» Aim of the exercise: Copy the data below exactly, omitting any picture it contains.

» Material provided:
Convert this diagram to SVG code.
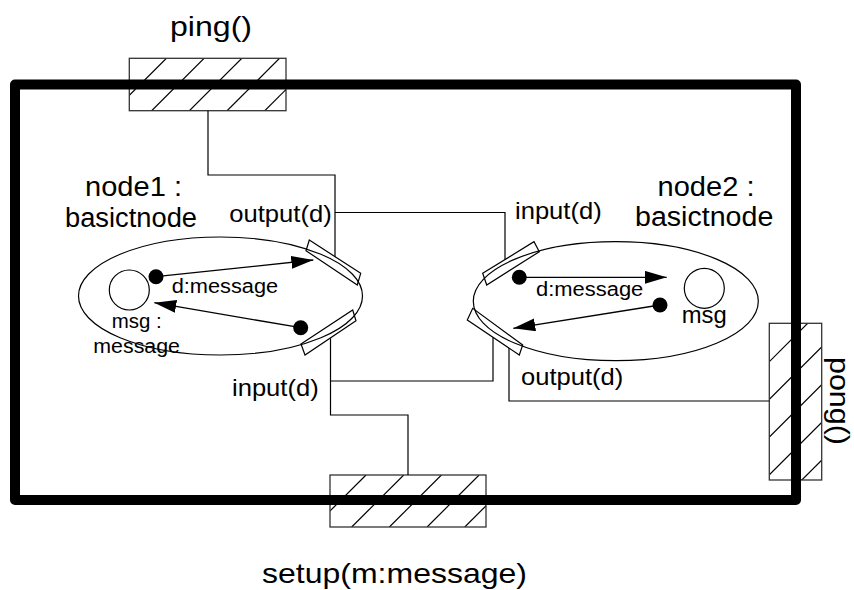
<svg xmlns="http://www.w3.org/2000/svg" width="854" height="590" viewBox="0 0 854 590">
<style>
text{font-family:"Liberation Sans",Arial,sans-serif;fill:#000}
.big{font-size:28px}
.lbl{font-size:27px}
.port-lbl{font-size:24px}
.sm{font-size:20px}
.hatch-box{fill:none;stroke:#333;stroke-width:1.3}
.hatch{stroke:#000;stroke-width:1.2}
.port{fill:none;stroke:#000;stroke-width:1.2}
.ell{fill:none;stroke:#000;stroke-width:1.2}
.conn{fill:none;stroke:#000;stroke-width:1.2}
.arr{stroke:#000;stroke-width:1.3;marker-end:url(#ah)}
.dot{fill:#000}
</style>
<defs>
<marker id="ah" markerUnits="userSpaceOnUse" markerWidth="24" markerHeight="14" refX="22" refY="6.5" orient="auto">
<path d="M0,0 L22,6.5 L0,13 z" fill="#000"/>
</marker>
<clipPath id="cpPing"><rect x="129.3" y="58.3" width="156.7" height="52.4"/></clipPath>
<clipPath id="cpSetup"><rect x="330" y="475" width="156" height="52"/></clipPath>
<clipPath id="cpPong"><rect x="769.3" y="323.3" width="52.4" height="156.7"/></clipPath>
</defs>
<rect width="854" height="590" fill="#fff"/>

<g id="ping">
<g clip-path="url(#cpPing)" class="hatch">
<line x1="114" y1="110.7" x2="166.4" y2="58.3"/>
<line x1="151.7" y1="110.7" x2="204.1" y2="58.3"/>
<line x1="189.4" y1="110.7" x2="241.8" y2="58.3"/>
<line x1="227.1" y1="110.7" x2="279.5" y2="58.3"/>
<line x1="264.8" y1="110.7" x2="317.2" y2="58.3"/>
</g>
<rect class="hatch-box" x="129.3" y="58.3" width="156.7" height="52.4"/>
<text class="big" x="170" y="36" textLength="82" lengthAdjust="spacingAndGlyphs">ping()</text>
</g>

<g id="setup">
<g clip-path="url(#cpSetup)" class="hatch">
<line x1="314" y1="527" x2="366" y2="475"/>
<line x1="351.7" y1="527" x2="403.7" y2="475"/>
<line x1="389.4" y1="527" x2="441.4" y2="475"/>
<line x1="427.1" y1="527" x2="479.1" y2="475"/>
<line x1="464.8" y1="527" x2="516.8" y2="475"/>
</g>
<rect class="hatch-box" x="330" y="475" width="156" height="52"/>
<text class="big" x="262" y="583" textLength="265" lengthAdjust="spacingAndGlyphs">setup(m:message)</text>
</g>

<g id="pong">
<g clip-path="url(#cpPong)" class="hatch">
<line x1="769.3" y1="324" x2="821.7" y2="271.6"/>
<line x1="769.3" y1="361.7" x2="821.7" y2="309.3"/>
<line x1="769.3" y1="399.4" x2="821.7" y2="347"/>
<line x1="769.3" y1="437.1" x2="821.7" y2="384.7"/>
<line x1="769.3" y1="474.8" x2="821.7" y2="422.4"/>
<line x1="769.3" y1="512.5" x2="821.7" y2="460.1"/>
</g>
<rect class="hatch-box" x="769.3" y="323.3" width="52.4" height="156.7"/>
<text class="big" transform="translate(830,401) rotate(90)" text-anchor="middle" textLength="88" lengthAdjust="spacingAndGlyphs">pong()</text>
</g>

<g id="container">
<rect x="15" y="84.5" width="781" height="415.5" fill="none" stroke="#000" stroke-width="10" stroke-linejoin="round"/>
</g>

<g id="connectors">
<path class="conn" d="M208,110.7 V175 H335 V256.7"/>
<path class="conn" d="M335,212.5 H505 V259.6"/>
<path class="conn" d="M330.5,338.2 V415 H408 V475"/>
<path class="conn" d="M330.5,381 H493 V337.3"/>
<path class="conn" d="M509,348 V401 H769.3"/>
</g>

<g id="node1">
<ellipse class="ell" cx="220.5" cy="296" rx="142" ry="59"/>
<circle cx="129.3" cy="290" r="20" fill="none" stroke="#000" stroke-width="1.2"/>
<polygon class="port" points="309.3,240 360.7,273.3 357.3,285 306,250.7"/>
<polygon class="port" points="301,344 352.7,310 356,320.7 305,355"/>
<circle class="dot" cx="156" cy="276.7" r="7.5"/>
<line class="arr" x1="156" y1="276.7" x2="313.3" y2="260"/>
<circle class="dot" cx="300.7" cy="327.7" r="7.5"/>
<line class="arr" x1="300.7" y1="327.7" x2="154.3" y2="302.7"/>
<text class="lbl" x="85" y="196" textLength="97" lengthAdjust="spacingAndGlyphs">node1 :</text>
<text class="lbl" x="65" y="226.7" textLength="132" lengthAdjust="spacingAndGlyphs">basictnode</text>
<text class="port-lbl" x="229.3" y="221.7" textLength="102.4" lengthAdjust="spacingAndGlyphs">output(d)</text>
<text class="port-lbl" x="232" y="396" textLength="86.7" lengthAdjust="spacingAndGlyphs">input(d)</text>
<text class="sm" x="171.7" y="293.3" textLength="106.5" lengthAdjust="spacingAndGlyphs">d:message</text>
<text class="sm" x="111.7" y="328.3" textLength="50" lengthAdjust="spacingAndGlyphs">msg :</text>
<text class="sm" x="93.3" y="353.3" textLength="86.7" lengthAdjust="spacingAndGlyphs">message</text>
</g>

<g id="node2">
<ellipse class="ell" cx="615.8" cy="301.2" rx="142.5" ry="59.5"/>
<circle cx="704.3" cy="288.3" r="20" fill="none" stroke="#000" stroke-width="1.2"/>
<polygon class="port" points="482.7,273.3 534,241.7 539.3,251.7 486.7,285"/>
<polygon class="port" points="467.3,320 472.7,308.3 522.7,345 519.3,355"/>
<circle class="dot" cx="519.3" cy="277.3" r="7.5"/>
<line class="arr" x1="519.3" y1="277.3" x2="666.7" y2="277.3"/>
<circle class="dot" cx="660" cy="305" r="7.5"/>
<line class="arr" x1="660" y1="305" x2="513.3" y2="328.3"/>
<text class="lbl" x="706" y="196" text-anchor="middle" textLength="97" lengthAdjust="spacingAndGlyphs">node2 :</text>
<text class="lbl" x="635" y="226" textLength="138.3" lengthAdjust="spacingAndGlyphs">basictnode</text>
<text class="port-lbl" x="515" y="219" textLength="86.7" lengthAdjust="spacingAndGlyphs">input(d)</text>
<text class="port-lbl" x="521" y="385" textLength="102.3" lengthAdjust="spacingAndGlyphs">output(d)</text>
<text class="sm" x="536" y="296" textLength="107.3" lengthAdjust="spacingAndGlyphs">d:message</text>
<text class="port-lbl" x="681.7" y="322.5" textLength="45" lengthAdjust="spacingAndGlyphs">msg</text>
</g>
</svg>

» Complete answer:
Convert this diagram to SVG code.
<svg xmlns="http://www.w3.org/2000/svg" width="854" height="590" viewBox="0 0 854 590">
<style>
text{font-family:"Liberation Sans",Arial,sans-serif;fill:#000}
.big{font-size:28px}
.lbl{font-size:27px}
.port-lbl{font-size:24px}
.sm{font-size:20px}
.hatch-box{fill:none;stroke:#333;stroke-width:1.3}
.hatch{stroke:#000;stroke-width:1.2}
.port{fill:none;stroke:#000;stroke-width:1.2}
.ell{fill:none;stroke:#000;stroke-width:1.2}
.conn{fill:none;stroke:#000;stroke-width:1.2}
.arr{stroke:#000;stroke-width:1.3;marker-end:url(#ah)}
.dot{fill:#000}
</style>
<defs>
<marker id="ah" markerUnits="userSpaceOnUse" markerWidth="24" markerHeight="14" refX="22" refY="6.5" orient="auto">
<path d="M0,0 L22,6.5 L0,13 z" fill="#000"/>
</marker>
<clipPath id="cpPing"><rect x="129.3" y="58.3" width="156.7" height="52.4"/></clipPath>
<clipPath id="cpSetup"><rect x="330" y="475" width="156" height="52"/></clipPath>
<clipPath id="cpPong"><rect x="769.3" y="323.3" width="52.4" height="156.7"/></clipPath>
</defs>
<rect width="854" height="590" fill="#fff"/>

<g id="ping">
<g clip-path="url(#cpPing)" class="hatch">
<line x1="114" y1="110.7" x2="166.4" y2="58.3"/>
<line x1="151.7" y1="110.7" x2="204.1" y2="58.3"/>
<line x1="189.4" y1="110.7" x2="241.8" y2="58.3"/>
<line x1="227.1" y1="110.7" x2="279.5" y2="58.3"/>
<line x1="264.8" y1="110.7" x2="317.2" y2="58.3"/>
</g>
<rect class="hatch-box" x="129.3" y="58.3" width="156.7" height="52.4"/>
<text class="big" x="170" y="36" textLength="82" lengthAdjust="spacingAndGlyphs">ping()</text>
</g>

<g id="setup">
<g clip-path="url(#cpSetup)" class="hatch">
<line x1="314" y1="527" x2="366" y2="475"/>
<line x1="351.7" y1="527" x2="403.7" y2="475"/>
<line x1="389.4" y1="527" x2="441.4" y2="475"/>
<line x1="427.1" y1="527" x2="479.1" y2="475"/>
<line x1="464.8" y1="527" x2="516.8" y2="475"/>
</g>
<rect class="hatch-box" x="330" y="475" width="156" height="52"/>
<text class="big" x="262" y="583" textLength="265" lengthAdjust="spacingAndGlyphs">setup(m:message)</text>
</g>

<g id="pong">
<g clip-path="url(#cpPong)" class="hatch">
<line x1="769.3" y1="324" x2="821.7" y2="271.6"/>
<line x1="769.3" y1="361.7" x2="821.7" y2="309.3"/>
<line x1="769.3" y1="399.4" x2="821.7" y2="347"/>
<line x1="769.3" y1="437.1" x2="821.7" y2="384.7"/>
<line x1="769.3" y1="474.8" x2="821.7" y2="422.4"/>
<line x1="769.3" y1="512.5" x2="821.7" y2="460.1"/>
</g>
<rect class="hatch-box" x="769.3" y="323.3" width="52.4" height="156.7"/>
<text class="big" transform="translate(830,401) rotate(90)" text-anchor="middle" textLength="88" lengthAdjust="spacingAndGlyphs">pong()</text>
</g>

<g id="container">
<rect x="15" y="84.5" width="781" height="415.5" fill="none" stroke="#000" stroke-width="10" stroke-linejoin="round"/>
</g>

<g id="connectors">
<path class="conn" d="M208,110.7 V175 H335 V256.7"/>
<path class="conn" d="M335,212.5 H505 V259.6"/>
<path class="conn" d="M330.5,338.2 V415 H408 V475"/>
<path class="conn" d="M330.5,381 H493 V337.3"/>
<path class="conn" d="M509,348 V401 H769.3"/>
</g>

<g id="node1">
<ellipse class="ell" cx="220.5" cy="296" rx="142" ry="59"/>
<circle cx="129.3" cy="290" r="20" fill="none" stroke="#000" stroke-width="1.2"/>
<polygon class="port" points="309.3,240 360.7,273.3 357.3,285 306,250.7"/>
<polygon class="port" points="301,344 352.7,310 356,320.7 305,355"/>
<circle class="dot" cx="156" cy="276.7" r="7.5"/>
<line class="arr" x1="156" y1="276.7" x2="313.3" y2="260"/>
<circle class="dot" cx="300.7" cy="327.7" r="7.5"/>
<line class="arr" x1="300.7" y1="327.7" x2="154.3" y2="302.7"/>
<text class="lbl" x="85" y="196" textLength="97" lengthAdjust="spacingAndGlyphs">node1 :</text>
<text class="lbl" x="65" y="226.7" textLength="132" lengthAdjust="spacingAndGlyphs">basictnode</text>
<text class="port-lbl" x="229.3" y="221.7" textLength="102.4" lengthAdjust="spacingAndGlyphs">output(d)</text>
<text class="port-lbl" x="232" y="396" textLength="86.7" lengthAdjust="spacingAndGlyphs">input(d)</text>
<text class="sm" x="171.7" y="293.3" textLength="106.5" lengthAdjust="spacingAndGlyphs">d:message</text>
<text class="sm" x="111.7" y="328.3" textLength="50" lengthAdjust="spacingAndGlyphs">msg :</text>
<text class="sm" x="93.3" y="353.3" textLength="86.7" lengthAdjust="spacingAndGlyphs">message</text>
</g>

<g id="node2">
<ellipse class="ell" cx="615.8" cy="301.2" rx="142.5" ry="59.5"/>
<circle cx="704.3" cy="288.3" r="20" fill="none" stroke="#000" stroke-width="1.2"/>
<polygon class="port" points="482.7,273.3 534,241.7 539.3,251.7 486.7,285"/>
<polygon class="port" points="467.3,320 472.7,308.3 522.7,345 519.3,355"/>
<circle class="dot" cx="519.3" cy="277.3" r="7.5"/>
<line class="arr" x1="519.3" y1="277.3" x2="666.7" y2="277.3"/>
<circle class="dot" cx="660" cy="305" r="7.5"/>
<line class="arr" x1="660" y1="305" x2="513.3" y2="328.3"/>
<text class="lbl" x="706" y="196" text-anchor="middle" textLength="97" lengthAdjust="spacingAndGlyphs">node2 :</text>
<text class="lbl" x="635" y="226" textLength="138.3" lengthAdjust="spacingAndGlyphs">basictnode</text>
<text class="port-lbl" x="515" y="219" textLength="86.7" lengthAdjust="spacingAndGlyphs">input(d)</text>
<text class="port-lbl" x="521" y="385" textLength="102.3" lengthAdjust="spacingAndGlyphs">output(d)</text>
<text class="sm" x="536" y="296" textLength="107.3" lengthAdjust="spacingAndGlyphs">d:message</text>
<text class="port-lbl" x="681.7" y="322.5" textLength="45" lengthAdjust="spacingAndGlyphs">msg</text>
</g>
</svg>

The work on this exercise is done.